What do we mean by collective efficacy?

According to the social cognitive theory popularized by Albert Bandura (1997), efficacy beliefs are the key mechanism of individual and organizational agency, or the choices individuals and groups make to engage in activities in pursuit of specific goals. The stronger a teacher or a faculty’s perception of their capability to attain a given goal, the more likely they are to pursue that goal and put forth the effort necessary to achieve success (Goddard, Logerfo et al., 2004; Bandura, 1997).

There is a rich research base linking individual teacher efficacy, or a teacher’s expectation that he or she will be able to successfully bring about student learning, with teaching behaviors that foster students’ academic achievement and affective traits like motivation and self-esteem. Individual teacher efficacy contributes to student achievement because high-efficacy teachers try harder, use management strategies that stimulate student autonomy, attend more closely to low-ability student needs and modify students’ ability perceptions (Ross et al., 1998; Ross et al., 2004).

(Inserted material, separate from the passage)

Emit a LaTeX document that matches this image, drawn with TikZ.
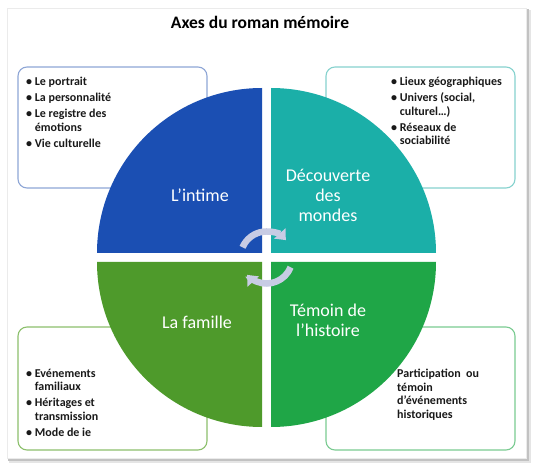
\documentclass[tikz,border=0pt]{standalone}
\usepackage{fontspec}
\setmainfont{Carlito}
\usetikzlibrary{arrows.meta}
\usetikzlibrary{calc}
\definecolor{intime}{HTML}{1B4FB3}
\definecolor{monde}{HTML}{1BAFA8}
\definecolor{famille}{HTML}{4E9A2B}
\definecolor{histoire}{HTML}{1FA647}
\definecolor{bordintime}{HTML}{8EA6D6}
\definecolor{bordmonde}{HTML}{86D2CE}
\definecolor{bordfamille}{HTML}{8CC06C}
\definecolor{bordhistoire}{HTML}{7ACB91}
\definecolor{fleche}{HTML}{C8CCE4}

\begin{document}
\begin{tikzpicture}[x=1pt, y=1pt, line cap=round,
    axebox/.style={draw, line width=1.1pt, rounded corners=9pt},
    axelabel/.style={text=white, align=center, font=\fontsize{18}{20}\selectfont},
    axelist/.style={anchor=north west, align=left, inner sep=0pt, text=black!90,
        font=\bfseries\fontsize{12}{13.5}\selectfont},
    cyclearrow/.style={line width=6.5pt, draw=fleche, line cap=butt,
        -{Triangle[width=15pt, length=9pt]}}]
    % rayon des quarts, demi-ecart, rayon des fleches
    \def\R{165}
    \def\g{4.5}
    \def\r{26}
    \useasboundingbox (0,0) rectangle (539,472);

    % page et ombre
    \fill[black!10] (9,9.5) rectangle (530.5,462);
    \fill[black!24] (8,11.5) rectangle (528.5,463);
    \filldraw[fill=white, draw=black!8] (7,14) rectangle (526,464);

    \node[font=\bfseries\fontsize{17.5}{20}\selectfont] (titre) at (260,450) {Axes du roman mémoire};

    \coordinate (O) at (266.5,214.5);

    % cadres des listes
    \draw[axebox, bordintime] (18,284) rectangle (207,405);
    \draw[axebox, bordmonde] (326,284) rectangle (515,405);
    \draw[axebox, bordfamille] (18,22) rectangle (207,145);
    \draw[axebox, bordhistoire] (326,22) rectangle (515,145);

    % les quatre axes
    \fill[intime] ($(O)+(-\g,\g)$) -- ++(-\R,0) arc (180:90:\R) -- cycle;
    \fill[monde] ($(O)+(\g,\g)$) -- ++(\R,0) arc (0:90:\R) -- cycle;
    \fill[famille] ($(O)+(-\g,-\g)$) -- ++(-\R,0) arc (180:270:\R) -- cycle;
    \fill[histoire] ($(O)+(\g,-\g)$) -- ++(\R,0) arc (0:-90:\R) -- cycle;

    \draw[cyclearrow] ($(O)+(157:\r)$) arc (157:42:\r);
    \draw[cyclearrow] ($(O)+(-22:\r)$) arc (-22:-138:\r);

    \node[axelabel] (lintime) at (200,277) {L’intime};
    \node[axelabel] (lmonde) at (328,277) {Découverte\\des\\mondes};
    \node[axelabel] (lfamille) at (197,150) {La famille};
    \node[axelabel] (lhistoire) at (328,152) {Témoin de\\l’histoire};

    \node[axelist] (listeintime) at (26,395) {\textbullet\ Le portrait\\[2.5pt]
        \textbullet\ La personnalité\\[2.5pt]
        \textbullet\ Le registre des\\
        \hphantom{\textbullet\ }émotions\\[2.5pt]
        \textbullet\ Vie culturelle};
    \node[axelist] (listemonde) at (391,395) {\textbullet\ Lieux géographiques\\[2.5pt]
        \textbullet\ Univers (social,\\
        \hphantom{\textbullet\ }culturel…)\\[2.5pt]
        \textbullet\ Réseaux de\\
        \hphantom{\textbullet\ }sociabilité};
    \node[axelist] (listefamille) at (26,103) {\textbullet\ Evénements\\
        \hphantom{\textbullet\ }familiaux\\[2.5pt]
        \textbullet\ Héritages et\\
        \hphantom{\textbullet\ }transmission\\[2.5pt]
        \textbullet\ Mode de ie};
    \node[axelist] (listehistoire) at (397,103)
        {Participation~ ou\\témoin\\d’événements\\historiques};
\end{tikzpicture}
\end{document}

Efficacy scholarship in education has pursued a similar line of inquiry by treating not only individual teachers but also schools as the unit of analysis (Goddard et al., 2000; Goddard, 2001; Hoy et al., 2003; Ross et al., 1998; Ross et al., 1998; Ross, 1998; Ross et al., 2003). The perceived collective efficacy of a faculty represents the beliefs of teachers that the faculty as a group can execute the courses of action required to educate students successfully (Goddard, 2001; Goddard, 2001). Collective efficacy is a measure of group-referent efficacy beliefs across teachers in a school, or responses to questions like I believe the faculty as a whole has the ability to educate students. Levels of collective efficacy beliefs vary greatly across schools, and are strongly linked to student achievement (Goddard, Hoy, & Hoy, 2004).

Over the past decade, studies have found that levels of collective teacher efficacy not only explain between-school variance mathematics and reading outcomes, but do so regardless of student demographic characteristics. The power of collective efficacy perceptions to influence organizational outcomes lies in the socially transmitted expectations for action, or normative press (Sampson et al., 1999). In schools with a high degree of perceived collective efficacy, teachers learn that effort and classroom success are the norm. These high expectations create a press that encourages all teachers to do what it takes to succeed with students. Therefore, teachers in organizations with high levels of collective efficacy are more likely to accept challenging goals and put forth the effort required to help students learn, and to give up less easily when confronted with obstacles. In schools where collective efficacy is lower, it is less likely that teachers will be pressed by their colleagues to persist in the face of failure, or to make changes to their practice when students do not respond initially to their instruction (Goddard et al., 2004). Further, when efficacy beliefs are low, faculty are less likely to accept responsibility for students' poor performance and more likely to point to student attributes as the cause of student failure (Goddard et al., 2000).

Efficacy studies grounded in social cognitive theory have traditionally shown schools’ past mastery experiences, operationalized as previous years’ student scores on standardized tests, to be the most influential source of efficacy belief formation among teachers. Later efficacy scholarship found that context variables related to school structure added power to explanations of collective efficacy beliefs over and above the effects of prior student performance (Adams & Forsythe, 2006). Here school structure was defined, on the one end of the spectrum, as an organization in which the rules, regulations, and procedures were helpful and lead to problem solving among members. On the other, a hindering structure forcing conformity to rigid rules and regulations, characterized by strict hierarchy, rule dependence and teacher sense of powerlessness.

In the most recent examination of sources of efficacy belief formation among faculties, Goddard et al. (2010) focus on principals' and teachers’ ongoing, enactive experience in schools (Bandura, 1997) and specifically on teacher collaboration around instructional improvement. This approach is directly in line with the theory driving the Internal Coherence project, and enables us to make progress on the next level of work identified by the field:

Future research is needed to identify the types of teacher education, ongoing professional development, and school reform initiatives that build in teachers the resolve that they can effectively serve socioeconomically disadvantaged students... we need more knowledge to know how conditions might be changed to improve schools by strengthening collective efficacy beliefs. Thus, now is the time for new research that examines more closely how perceived collective efficacy is developed and how it may be strengthened in school organizations.